Daylight Daylight

Steve Gunn plays guitar like people used to sign their names with quill and ink. His lines are long and looping, swiped through with flourishes and filigree that communicate in decoration what can’t be communicated in language. No matter the context—noisy improv, hearty indie rock, pastoral folk—his melodies feel like rags, like something you’d hear barreling from a player piano. But Gunn tends to play this music at a luxuriating pace, expressing emotions that might otherwise be shadowed by virtuosity. You might be tempted to call his music archeological if it didn’t feel so personal; it’s like with each flick of a finger, he’s brushing off years of dust. On Daylight Daylight, his first singer-songwriter album since 2021’s Other You, he exhales with a set of twilit, awestruck songs that testify to life in the shadow of death.

For Gunn, mortality isn’t something to be feared so much as witnessed. He has characterized the tone of these songs as being “about a hopeful death, a death where you don’t have to be afraid of renewal.” You can hear this in the music, in the patient and loving way he carries these songs from bloom to decay. The sense of loss is palpable, but any kind of angst has long drained away. Taking a note from Talk Talk’s twin masterpieces Spirit of Eden and Laughing Stock, Gunn and longtime collaborator James Elkington make generous use of space in a way that suggests the velvety stillness of the cosmos. The pair passed these seven songs back and forth, with Elkington shaping and augmenting Gunn’s demos, before building them up together at Elkington’s Nada Studios. As a result, the album has the carefully handled feel of an antique restoration, even as it aims to draw the listener outside of time.

Coy intrigue has always been part of the magic of Gunn’s music; he’s more likely to draw you in close than to blow your hair back. He emphasizes his most subtle qualities on Daylight Daylight, and the songs feel like they’re being played for the benefit of one person. Much of this is due to the way Gunn’s melodies dapple and drift in and out of shadow, a quality Elkington’s arrangements underscore. Isolate the acoustic-guitar clang in “Nearly There” and you might hear the opening chime of Primal Scream’s “Movin’ on Up.” Drop it back in among Elkington’s strings, which have the diffused beauty of sunlight seen through a squint, and they take on a disarming sweetness. So much of Daylight Daylight feels this way: majestic enough to fill a theater but contained and domestic. Listening to it can feel like staring into an expertly arranged terrarium; it’s remarkable how so much beauty can take up so little space.

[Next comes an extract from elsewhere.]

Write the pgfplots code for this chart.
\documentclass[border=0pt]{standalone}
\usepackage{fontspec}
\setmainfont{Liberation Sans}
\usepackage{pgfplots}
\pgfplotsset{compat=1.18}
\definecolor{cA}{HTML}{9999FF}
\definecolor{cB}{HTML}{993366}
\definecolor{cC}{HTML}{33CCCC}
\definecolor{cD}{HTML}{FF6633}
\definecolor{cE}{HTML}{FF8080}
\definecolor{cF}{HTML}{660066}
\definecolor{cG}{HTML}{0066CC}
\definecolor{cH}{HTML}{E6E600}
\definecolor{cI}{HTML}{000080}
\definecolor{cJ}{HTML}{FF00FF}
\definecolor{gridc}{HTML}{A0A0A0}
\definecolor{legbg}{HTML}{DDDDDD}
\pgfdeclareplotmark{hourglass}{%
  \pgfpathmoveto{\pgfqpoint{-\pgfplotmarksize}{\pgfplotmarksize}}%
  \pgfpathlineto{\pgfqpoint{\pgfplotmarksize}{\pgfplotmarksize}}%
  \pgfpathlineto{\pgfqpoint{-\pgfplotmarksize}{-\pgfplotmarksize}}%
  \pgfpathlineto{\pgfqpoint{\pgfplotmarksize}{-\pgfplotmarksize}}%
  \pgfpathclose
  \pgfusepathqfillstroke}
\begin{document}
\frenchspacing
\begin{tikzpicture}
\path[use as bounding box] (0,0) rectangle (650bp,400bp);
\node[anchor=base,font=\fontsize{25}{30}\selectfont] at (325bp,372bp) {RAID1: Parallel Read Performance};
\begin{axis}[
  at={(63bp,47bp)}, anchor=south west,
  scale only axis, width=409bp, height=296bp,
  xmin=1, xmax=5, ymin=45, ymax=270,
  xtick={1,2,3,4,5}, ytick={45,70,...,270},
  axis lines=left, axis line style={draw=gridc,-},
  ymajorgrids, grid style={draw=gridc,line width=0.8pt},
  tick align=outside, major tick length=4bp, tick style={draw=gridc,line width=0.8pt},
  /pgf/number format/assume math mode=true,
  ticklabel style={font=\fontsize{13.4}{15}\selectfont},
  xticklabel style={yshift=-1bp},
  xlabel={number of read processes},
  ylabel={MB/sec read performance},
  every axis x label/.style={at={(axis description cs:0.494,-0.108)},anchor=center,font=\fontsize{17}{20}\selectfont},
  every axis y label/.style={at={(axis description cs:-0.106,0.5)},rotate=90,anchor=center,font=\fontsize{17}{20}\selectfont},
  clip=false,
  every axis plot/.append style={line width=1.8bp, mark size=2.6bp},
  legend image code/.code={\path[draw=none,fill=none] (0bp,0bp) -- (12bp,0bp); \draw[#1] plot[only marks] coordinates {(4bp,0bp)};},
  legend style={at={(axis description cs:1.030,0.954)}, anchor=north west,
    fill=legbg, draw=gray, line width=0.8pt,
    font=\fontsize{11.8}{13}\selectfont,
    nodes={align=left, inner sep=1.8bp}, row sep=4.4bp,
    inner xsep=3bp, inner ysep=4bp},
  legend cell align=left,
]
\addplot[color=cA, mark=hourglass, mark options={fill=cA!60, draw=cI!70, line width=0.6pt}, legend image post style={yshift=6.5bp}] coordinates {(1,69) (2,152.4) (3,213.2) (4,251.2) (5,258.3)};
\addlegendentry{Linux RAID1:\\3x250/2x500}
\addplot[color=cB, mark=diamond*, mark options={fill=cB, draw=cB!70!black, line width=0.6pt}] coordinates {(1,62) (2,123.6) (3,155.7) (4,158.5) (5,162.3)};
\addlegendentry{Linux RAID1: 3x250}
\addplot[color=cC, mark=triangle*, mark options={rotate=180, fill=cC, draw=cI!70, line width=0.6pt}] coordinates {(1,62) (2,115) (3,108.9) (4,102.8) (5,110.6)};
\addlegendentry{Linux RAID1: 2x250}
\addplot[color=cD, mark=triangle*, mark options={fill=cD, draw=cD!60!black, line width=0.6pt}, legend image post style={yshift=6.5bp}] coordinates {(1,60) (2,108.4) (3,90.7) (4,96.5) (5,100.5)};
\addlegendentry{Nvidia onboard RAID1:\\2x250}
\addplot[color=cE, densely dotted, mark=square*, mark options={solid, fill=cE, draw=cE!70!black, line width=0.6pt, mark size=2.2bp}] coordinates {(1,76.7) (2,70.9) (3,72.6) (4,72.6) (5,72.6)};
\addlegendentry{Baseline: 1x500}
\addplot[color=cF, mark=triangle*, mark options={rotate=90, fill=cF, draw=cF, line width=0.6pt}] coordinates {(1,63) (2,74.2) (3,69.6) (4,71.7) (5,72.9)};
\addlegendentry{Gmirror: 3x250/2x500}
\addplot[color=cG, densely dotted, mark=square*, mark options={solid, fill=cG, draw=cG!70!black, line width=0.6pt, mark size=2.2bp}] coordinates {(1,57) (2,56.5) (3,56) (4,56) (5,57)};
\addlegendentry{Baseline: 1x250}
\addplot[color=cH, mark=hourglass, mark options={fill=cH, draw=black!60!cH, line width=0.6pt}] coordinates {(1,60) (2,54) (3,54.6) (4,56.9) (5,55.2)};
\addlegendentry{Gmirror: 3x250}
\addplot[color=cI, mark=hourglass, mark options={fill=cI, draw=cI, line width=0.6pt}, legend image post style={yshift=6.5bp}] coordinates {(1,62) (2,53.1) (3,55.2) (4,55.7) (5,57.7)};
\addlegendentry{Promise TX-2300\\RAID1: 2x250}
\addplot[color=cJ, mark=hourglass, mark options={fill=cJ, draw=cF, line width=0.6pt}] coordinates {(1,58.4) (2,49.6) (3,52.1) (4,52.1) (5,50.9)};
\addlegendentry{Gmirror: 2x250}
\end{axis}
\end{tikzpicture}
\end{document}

Gunn takes obvious pleasure in crafting these miniatures. “Morning on K Road” was written after he spent a serendipitous afternoon with Hamish Kilgour of legendary New Zealand indie-rock legends the Clean shortly before his death in 2022. The pair, who had known one another in New York, ran into one another on the street in Auckland. Images of the day flicker through the lyrics like memories dissolving (“Painted leather jacket when you were crossing the street”) in the warmth of Gunn’s strumming and the downy bed of strings. From a plot perspective, nothing much happens; the pair mostly just walk around. But the song hangs with the crackling energy of unexpected pleasantry. “The morning felt special,” Gunn sings. “Like it was meant to be.”

Daylight Daylight is often shadowed by a feeling of finality. “Already the sky is singing/Already the bells are ringing,” Gunn sings in “Nearly There,” his voice reassuring as he ushers his beloved toward an afterlife. Dandelion puffs of woodwinds float in the amber light of “Another Fade” as Gunn picks out a casual, almost absentminded solo. It’s an off-handed moment, the kind you share with a friend so close you don’t have to say much when you’re together. “I feel the dream slip away,” Gunn sings, “And try to go back.”

But you can’t go back, something Gunn seems to accept throughout Daylight Daylight. Its songs hold people and moments lovingly in place, turning them around, examining their hidden parts. “Take your world upside down/Before the day begins,” he instructs in the final track, “A Walk.” It’s the only abstraction in its lyrics; the rest of the song is a set of instructions for an early-morning stroll. He points out a forest clearing, guides the listener to a particular rock, soaks up the still air. The song is full of life, but the intricate bend and weave of his guitar has no particular destination in mind. He’s moving slowly, assuring you there’s enough time to take it all in.